>> BEGIN SOURCE DATA

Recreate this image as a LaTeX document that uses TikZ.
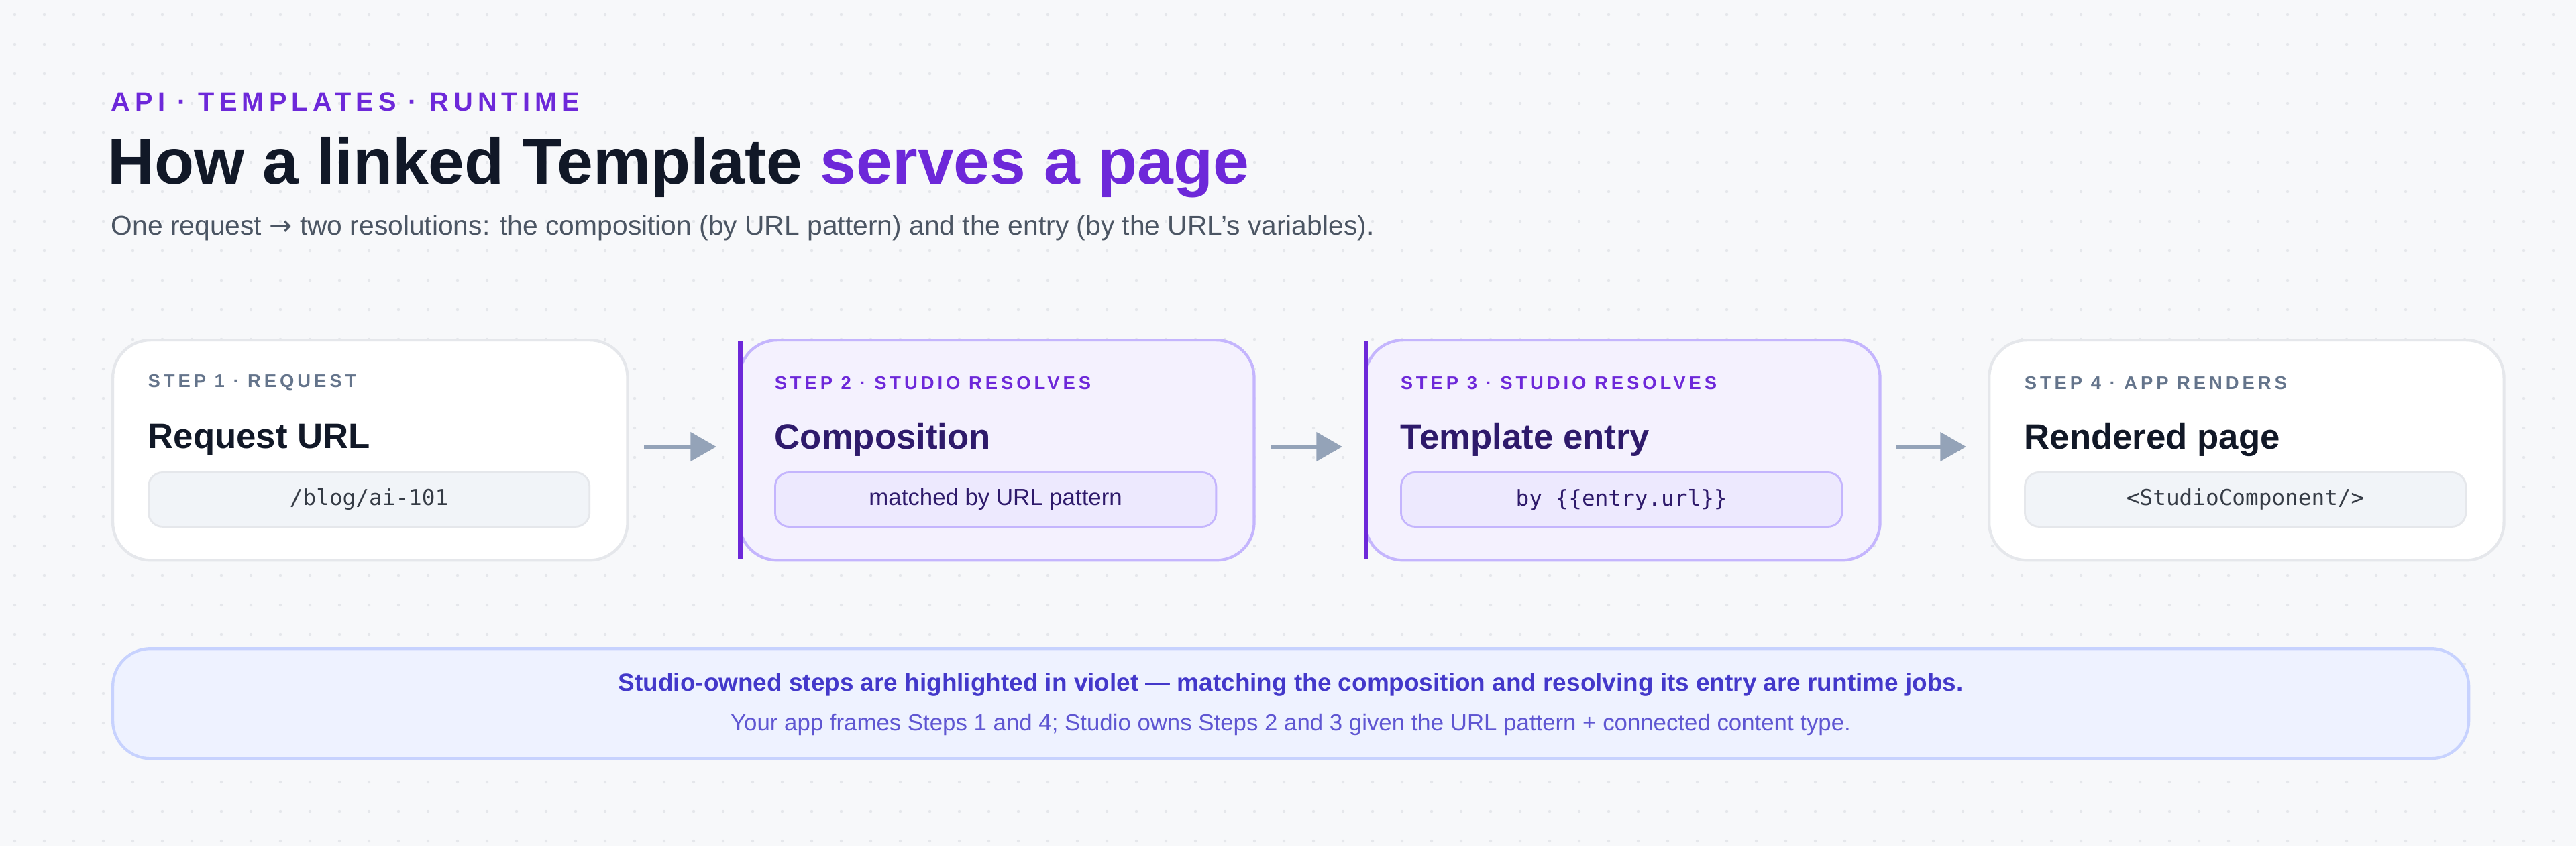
\documentclass[tikz,border=0pt]{standalone}
\usepackage{fontspec}
\setmainfont{Liberation Sans}
\setmonofont{DejaVu Sans Mono}
\newfontfamily\kickfont[LetterSpace=18]{Liberation Sans}
\newfontfamily\symfont{DejaVu Sans}
\usetikzlibrary{positioning,arrows.meta}
\definecolor{bgpage}{HTML}{F7F8FA}
\definecolor{violet}{HTML}{6D28D9}
\definecolor{ink}{HTML}{111827}
\definecolor{slate}{HTML}{4B5563}
\definecolor{steplab}{HTML}{64748B}
\definecolor{cardline}{HTML}{E5E7EB}
\definecolor{vfill}{HTML}{F4F1FE}
\definecolor{vline}{HTML}{C4B5FD}
\definecolor{vinner}{HTML}{EDE9FE}
\definecolor{ginner}{HTML}{F1F4F8}
\definecolor{arrowgray}{HTML}{94A3B8}
\definecolor{notefill}{HTML}{EEF2FF}
\definecolor{noteline}{HTML}{C7D2FE}
\definecolor{notetext}{HTML}{4338CA}
\definecolor{vtitle}{HTML}{2E1A6B}
\tikzset{
  card/.style={draw=cardline, fill=white, line width=1.2pt, rounded corners=16pt,
    minimum width=7.67cm, minimum height=3.28cm, inner sep=0pt},
  vcard/.style={card, draw=vline, fill=vfill},
  inner/.style={draw=cardline, fill=ginner, line width=0.8pt, rounded corners=6pt,
    minimum width=6.57cm, minimum height=0.81cm, inner sep=0pt, font=\ttfamily\fontsize{9.3}{11}\selectfont, text=slate!70!black},
  vinner/.style={inner, draw=vline, fill=vinner, font=\fontsize{9.9}{11}\selectfont, text=vtitle},
  steplabel/.style={anchor=west, inner sep=0pt, font=\kickfont\bfseries\fontsize{7.8}{9}\selectfont, text=steplab},
  cardtitle/.style={anchor=west, inner sep=0pt, font=\bfseries\fontsize{15}{17}\selectfont, text=ink},
  flow/.style={draw=arrowgray, line width=2pt, -{Triangle[length=11pt,width=12pt]}, shorten <=0.22cm, shorten >=0.32cm}
}
\begin{document}
\begin{tikzpicture}[x=0.01cm,y=-0.01cm]
  \fill[bgpage] (0,0) rectangle (3840,1262);
  \useasboundingbox (0,0) rectangle (3840,1262);

  % faint dot grid
  \foreach \i in {0,...,87} {
    \foreach \j in {0,...,28} {
      \fill[cardline] (\i*44+22,\j*44+22) circle (2.2);
    }
  }

  % heading
  \node[anchor=west, inner sep=0pt, text=violet, font=\kickfont\bfseries\fontsize{11.3}{13}\selectfont] (kicker) at (165,152) {API · TEMPLATES · RUNTIME};
  \node[anchor=west, inner sep=0pt, font=\bfseries\fontsize{27.5}{32}\selectfont] (title) at (160,250) {\textcolor{ink}{How a linked Template} \textcolor{violet}{serves a page}};
  \node[anchor=west, inner sep=0pt, text=slate, font=\fontsize{11.6}{14}\selectfont] (subtitle) at (165,340) {One request {\symfont →} two resolutions: the composition (by URL pattern) and the entry (by the URL's variables).};

  % step cards
  \node[card,  anchor=north west] (req)  at (166,505)  {};
  \node[vcard, anchor=north west] (comp) at (1100,505) {};
  \node[vcard, anchor=north west] (tmpl) at (2033,505) {};
  \node[card,  anchor=north west] (rend) at (2963,505) {};

  \draw[violet, line width=2pt] ([xshift=1pt,yshift=-1pt]comp.north west) -- ([xshift=1pt,yshift=1pt]comp.south west);
  \draw[violet, line width=2pt] ([xshift=1pt,yshift=-1pt]tmpl.north west) -- ([xshift=1pt,yshift=1pt]tmpl.south west);

  \node[steplabel] (reqlab)  at ([xshift=0.54cm]req.north west  |- 0,571) {STEP 1 · REQUEST};
  \node[steplabel, text=violet] (complab) at ([xshift=0.54cm]comp.north west |- 0,571) {STEP 2 · STUDIO RESOLVES};
  \node[steplabel, text=violet] (tmpllab) at ([xshift=0.54cm]tmpl.north west |- 0,571) {STEP 3 · STUDIO RESOLVES};
  \node[steplabel] (rendlab) at ([xshift=0.54cm]rend.north west |- 0,571) {STEP 4 · APP RENDERS};

  \node[cardtitle] (reqtitle)  at (reqlab.west  |- 0,656) {Request URL};
  \node[cardtitle, text=vtitle] (comptitle) at (complab.west |- 0,656) {Composition};
  \node[cardtitle, text=vtitle] (tmpltitle) at (tmpllab.west |- 0,656) {Template entry};
  \node[cardtitle] (rendtitle) at (rendlab.west |- 0,656) {Rendered page};

  \node[inner,  anchor=north west] (reqbox)  at (reqtitle.west  |- 0,703) {/blog/ai-101};
  \node[vinner, anchor=north west] (compbox) at (comptitle.west |- 0,703) {matched by URL pattern};
  \node[vinner, anchor=north west, font=\ttfamily\fontsize{9.3}{11}\selectfont] (tmplbox) at (tmpltitle.west |- 0,703) {by \{\{entry.url\}\}};
  \node[inner,  anchor=north west] (rendbox) at (rendtitle.west |- 0,703) {<StudioComponent/>};

  \draw[flow] (req.east |- 0,666)  -- (comp.west |- 0,666);
  \draw[flow] (comp.east |- 0,666) -- (tmpl.west |- 0,666);
  \draw[flow] (tmpl.east |- 0,666) -- (rend.west |- 0,666);

  % note
  \node[draw=noteline, fill=notefill, line width=1.2pt, rounded corners=16pt, anchor=north west,
    minimum width=35.1cm, minimum height=1.64cm, inner sep=0pt] (note) at (166,965) {};
  \node[text=notetext, inner sep=0pt, font=\bfseries\fontsize{10.5}{12}\selectfont] (notemain) at (note.center |- 0,1021) {Studio-owned steps are highlighted in violet — matching the composition and resolving its entry are runtime jobs.};
  \node[text=notetext!85!white, inner sep=0pt, font=\fontsize{9.9}{11}\selectfont] (notesub) at (note.center |- 0,1080) {Your app frames Steps 1 and 4; Studio owns Steps 2 and 3 given the URL pattern + connected content type.};
\end{tikzpicture}
\end{document}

>> END SOURCE DATA

Repeat the material verbatim. Do not carry over any picture.

__RESULT OF THIS EXERCISE__:
Recreate this image as a LaTeX document that uses TikZ.
\documentclass[tikz,border=0pt]{standalone}
\usepackage{fontspec}
\setmainfont{Liberation Sans}
\setmonofont{DejaVu Sans Mono}
\newfontfamily\kickfont[LetterSpace=18]{Liberation Sans}
\newfontfamily\symfont{DejaVu Sans}
\usetikzlibrary{positioning,arrows.meta}
\definecolor{bgpage}{HTML}{F7F8FA}
\definecolor{violet}{HTML}{6D28D9}
\definecolor{ink}{HTML}{111827}
\definecolor{slate}{HTML}{4B5563}
\definecolor{steplab}{HTML}{64748B}
\definecolor{cardline}{HTML}{E5E7EB}
\definecolor{vfill}{HTML}{F4F1FE}
\definecolor{vline}{HTML}{C4B5FD}
\definecolor{vinner}{HTML}{EDE9FE}
\definecolor{ginner}{HTML}{F1F4F8}
\definecolor{arrowgray}{HTML}{94A3B8}
\definecolor{notefill}{HTML}{EEF2FF}
\definecolor{noteline}{HTML}{C7D2FE}
\definecolor{notetext}{HTML}{4338CA}
\definecolor{vtitle}{HTML}{2E1A6B}
\tikzset{
  card/.style={draw=cardline, fill=white, line width=1.2pt, rounded corners=16pt,
    minimum width=7.67cm, minimum height=3.28cm, inner sep=0pt},
  vcard/.style={card, draw=vline, fill=vfill},
  inner/.style={draw=cardline, fill=ginner, line width=0.8pt, rounded corners=6pt,
    minimum width=6.57cm, minimum height=0.81cm, inner sep=0pt, font=\ttfamily\fontsize{9.3}{11}\selectfont, text=slate!70!black},
  vinner/.style={inner, draw=vline, fill=vinner, font=\fontsize{9.9}{11}\selectfont, text=vtitle},
  steplabel/.style={anchor=west, inner sep=0pt, font=\kickfont\bfseries\fontsize{7.8}{9}\selectfont, text=steplab},
  cardtitle/.style={anchor=west, inner sep=0pt, font=\bfseries\fontsize{15}{17}\selectfont, text=ink},
  flow/.style={draw=arrowgray, line width=2pt, -{Triangle[length=11pt,width=12pt]}, shorten <=0.22cm, shorten >=0.32cm}
}
\begin{document}
\begin{tikzpicture}[x=0.01cm,y=-0.01cm]
  \fill[bgpage] (0,0) rectangle (3840,1262);
  \useasboundingbox (0,0) rectangle (3840,1262);

  % faint dot grid
  \foreach \i in {0,...,87} {
    \foreach \j in {0,...,28} {
      \fill[cardline] (\i*44+22,\j*44+22) circle (2.2);
    }
  }

  % heading
  \node[anchor=west, inner sep=0pt, text=violet, font=\kickfont\bfseries\fontsize{11.3}{13}\selectfont] (kicker) at (165,152) {API · TEMPLATES · RUNTIME};
  \node[anchor=west, inner sep=0pt, font=\bfseries\fontsize{27.5}{32}\selectfont] (title) at (160,250) {\textcolor{ink}{How a linked Template} \textcolor{violet}{serves a page}};
  \node[anchor=west, inner sep=0pt, text=slate, font=\fontsize{11.6}{14}\selectfont] (subtitle) at (165,340) {One request {\symfont →} two resolutions: the composition (by URL pattern) and the entry (by the URL's variables).};

  % step cards
  \node[card,  anchor=north west] (req)  at (166,505)  {};
  \node[vcard, anchor=north west] (comp) at (1100,505) {};
  \node[vcard, anchor=north west] (tmpl) at (2033,505) {};
  \node[card,  anchor=north west] (rend) at (2963,505) {};

  \draw[violet, line width=2pt] ([xshift=1pt,yshift=-1pt]comp.north west) -- ([xshift=1pt,yshift=1pt]comp.south west);
  \draw[violet, line width=2pt] ([xshift=1pt,yshift=-1pt]tmpl.north west) -- ([xshift=1pt,yshift=1pt]tmpl.south west);

  \node[steplabel] (reqlab)  at ([xshift=0.54cm]req.north west  |- 0,571) {STEP 1 · REQUEST};
  \node[steplabel, text=violet] (complab) at ([xshift=0.54cm]comp.north west |- 0,571) {STEP 2 · STUDIO RESOLVES};
  \node[steplabel, text=violet] (tmpllab) at ([xshift=0.54cm]tmpl.north west |- 0,571) {STEP 3 · STUDIO RESOLVES};
  \node[steplabel] (rendlab) at ([xshift=0.54cm]rend.north west |- 0,571) {STEP 4 · APP RENDERS};

  \node[cardtitle] (reqtitle)  at (reqlab.west  |- 0,656) {Request URL};
  \node[cardtitle, text=vtitle] (comptitle) at (complab.west |- 0,656) {Composition};
  \node[cardtitle, text=vtitle] (tmpltitle) at (tmpllab.west |- 0,656) {Template entry};
  \node[cardtitle] (rendtitle) at (rendlab.west |- 0,656) {Rendered page};

  \node[inner,  anchor=north west] (reqbox)  at (reqtitle.west  |- 0,703) {/blog/ai-101};
  \node[vinner, anchor=north west] (compbox) at (comptitle.west |- 0,703) {matched by URL pattern};
  \node[vinner, anchor=north west, font=\ttfamily\fontsize{9.3}{11}\selectfont] (tmplbox) at (tmpltitle.west |- 0,703) {by \{\{entry.url\}\}};
  \node[inner,  anchor=north west] (rendbox) at (rendtitle.west |- 0,703) {<StudioComponent/>};

  \draw[flow] (req.east |- 0,666)  -- (comp.west |- 0,666);
  \draw[flow] (comp.east |- 0,666) -- (tmpl.west |- 0,666);
  \draw[flow] (tmpl.east |- 0,666) -- (rend.west |- 0,666);

  % note
  \node[draw=noteline, fill=notefill, line width=1.2pt, rounded corners=16pt, anchor=north west,
    minimum width=35.1cm, minimum height=1.64cm, inner sep=0pt] (note) at (166,965) {};
  \node[text=notetext, inner sep=0pt, font=\bfseries\fontsize{10.5}{12}\selectfont] (notemain) at (note.center |- 0,1021) {Studio-owned steps are highlighted in violet — matching the composition and resolving its entry are runtime jobs.};
  \node[text=notetext!85!white, inner sep=0pt, font=\fontsize{9.9}{11}\selectfont] (notesub) at (note.center |- 0,1080) {Your app frames Steps 1 and 4; Studio owns Steps 2 and 3 given the URL pattern + connected content type.};
\end{tikzpicture}
\end{document}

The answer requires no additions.